YANG is a data modelling language for the NETCONF protocol that supports the hierarchical organization of data structured as modules and submodules. Reusability is achieved by allowing modules to import data from external modules either conditionally or completely or by extending (augmenting) existing modules. YANG models describe the constraints to be enforced on the data restricting the values of the nodes.
Figure 1 NETCONF/YANG Leading the way to programmable access networks
In NETCONF, the content layer is the only layer that is not standardized. However, the combination of NETCONF, YANG and standardized open data models can address the challenges of scale, agility, abstraction, and persistent store and cache in a G.fast deployment. The BBF plays an essential role in defining open architectures based on NETCONF and YANG and standardizing these network evolutions in TR-301 - Architecture and Requirements for Fiber to the Distribution Point.
Figure 2 BBF DPU Management Architecture
TR-301 introduces the concept of the persistent management agent (PMA) to address the challenge of persistent store and cache. A PMA acts as a management proxy allowing the OSS to perform operations on a DPU regardless of its availability: PMA enables an “always-on” presence of the DPU in the network. The interface between the PMA and DPU uses NETCONF with open standard YANG models being defined by the BBF. In terms of SDN, PMA provides disaggregation of the management layer and abstraction of the DPU via standard YANG models.
The PMA also addresses scale by aggregating several PMA functions into a single aggregation function (PMAA), providing a single interface towards the OSS for a large number of DPU in the network. This improves performance for bulk operations in the network and at the same time enforces best practices in operations such as data separation, versioning and abstraction in a multi-vendor environment.
The challenges of abstraction and agility require defining standard YANG models to act as a common programmable API for the network. This API can then be used to adapt the network to changing underlying conditions.

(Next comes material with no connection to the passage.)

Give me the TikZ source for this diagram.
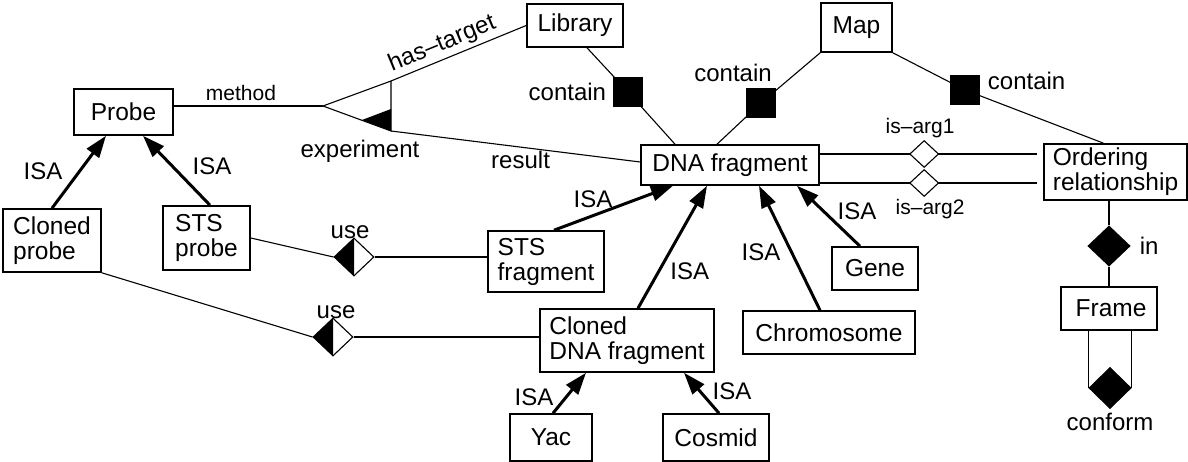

For any innovation in networking technology to succeed for the good of consumers and operators, it’s important for industry bodies like the BBF to set standards that the industry can agree and adopt. Nokia is actively working with the BBF to define the standard models required for DPU operations including G.fast, Forwarding, VLAN, QoS, Multicast, Bulk Data Collection and Software Image Management, among others, and to bring to market products based on NETCONF/YANG for SDN enablement of next generation copper access networks.